SU HABITACIÓN estaba decorada de IKEA. Tenían una cama queen, dos mesillas, dos tocadores y muchas lámparas.
A Sam seguía sin gustarle la oscuridad. Pero ya no la temía.
Tenían un televisor, dos portátiles, conexión rápida a internet y dos iPhones. Por la ventana entraba el ruido del tráfico.
Había mucha comida en la nevera y en los armarios, y el baño estaba bien provisto de medicamentos, suficientes para abastecer una clínica pequeña. Por si acaso.

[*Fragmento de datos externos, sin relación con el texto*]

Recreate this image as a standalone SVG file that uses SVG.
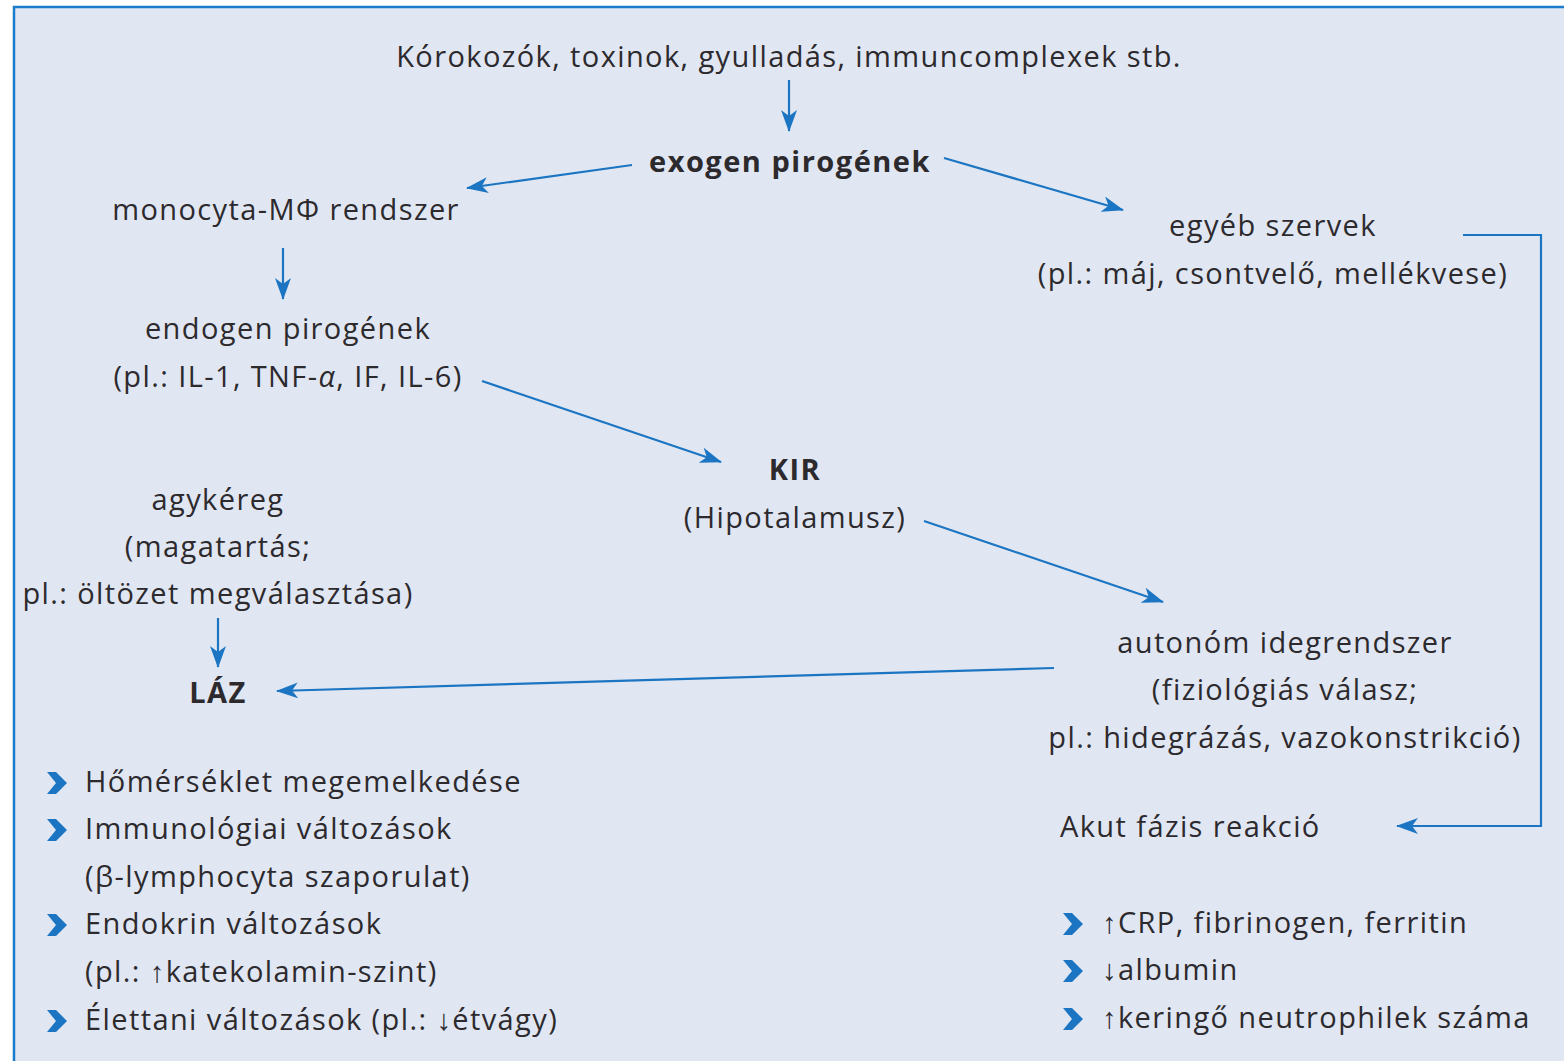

Yacían juntos bajo sábanas y mantas limpias tras darse una ducha larga y caliente. Antes habían ido a un restaurante tailandés con Diana. Ninguno de ellos estaba muy familiarizado con la comida tailandesa, pero ahora andaban camino de convertirse en gourmets de por vida.
La comida. Qué belleza. Los tres habían ido a un Ben & Jerry’s y habían terminado llorando como idiotas con todo aquel helado.
Sam aún no se lo había contado todo a Astrid. Se había guardado lo último que le había contado su madre, porque primero necesitaba entenderlo. Pero por mucho que le diera vueltas, que se lo planteara en uno u otro sentido, aún no lo aceptaba.
—Te quiero, Astrid —dijo él.
—Sí. Ya estoy en la cama contigo. No me tienes que camelar…
La chica le puso una mano fría sobre el pecho y sonrió.
—La gayáfaga —dijo Sam.
Astrid apartó la mano.
—¿Por qué estamos hablando de eso?
—Porque mi madre… —suspiró el chico.
—Ah.
Astrid se incorporó, dejándole un poco de espacio.
—Te he explicado por qué dio a Caine en adopción. Le parecía que había algo malo en él. Se sentía culpable y creía que era casi como un castigo para ella. Lo dio en adopción a una pareja, que, por desgracia, también notó que había algo malo en él. O igual solo eran idiotas, no lo sé. Fuera como fuese, mi madre me contó que cuando sus padres adoptivos lo visitaban en Coates, no había muchas señales de afecto.
—Eso no me sorprende… —comentó Astrid, con cautela.
—Fuera como fuese, te dije que me reconoció que había tenido una aventura. Pero no te lo conté todo. Le pregunté. Era una tontería, pero tenía que saberlo. ¿Mi padre era mi padre? ¿Quién era el hombre que murió aquel día en la central nuclear?
—Pensé que igual se lo preguntabas. He esperado a que me lo contaras. Cuando estuvieras preparado.
—Deja de pensar que siempre estás un paso por delante de mí.
—Sam, acepta que siempre estoy un paso por delante de ti.
El chico extendió un brazo alrededor de ella y volvió a estrecharla.
—Así que, según mi madre, uno de nosotros, Caine, era la viva imagen del hombre que murió cuando impactó el meteorito. El hombre que pensaba que era mi padre. El hombre cuyo ADN fue absorbido y pasó a formar parte de la gayáfaga.
—Esa fue la conexión —asintió Astrid—. Por eso tu madre empezó a sentir que había algo malvado en Caine. Era la gayáfaga.
—Pero no fue tan sencillo —continuó Sam—. Mi madre fue a trabajar a Coates en cuanto se dio cuenta de que Caine estaba allí, tan cerca de Perdido Beach. Era enfermera, así que pudo sacar una muestra de sangre, y compararnos genéticamente.
—Ay, Dios mío —susurró Astrid.
Un paso por delante.
Sam suspiró.
—Resulta que, pese a tener una aventura, Caine y yo sí éramos gemelos. El ADN humano que se convirtió en parte de la gayáfaga no era solo del padre de Caine. Era de nuestro padre.
—Tuyo y de Caine.
Astrid soltó aire.
—Mi madre sintió la conexión de Caine con la gayáfaga. Pero no la mía. Teníamos la misma conexión. El mismo ADN. Sin embargo, Caine se crio sin… ya sabes, sin…
—Sin amor —terminó de decir Astrid—. Toda la vida.
—Pero al final no —añadió Sam—. Al final lo encontró.
Astrid volvió a colocar la mano sobre su pecho, y se le acercó aún más para besarle el cuello.
—Ha terminado, Sam. Por fin.
—Sí —dijo el chico—. Creo que sí.
—Apaga la luz, Sam.
Sam extendió la mano hacia el interruptor y apagó la luz.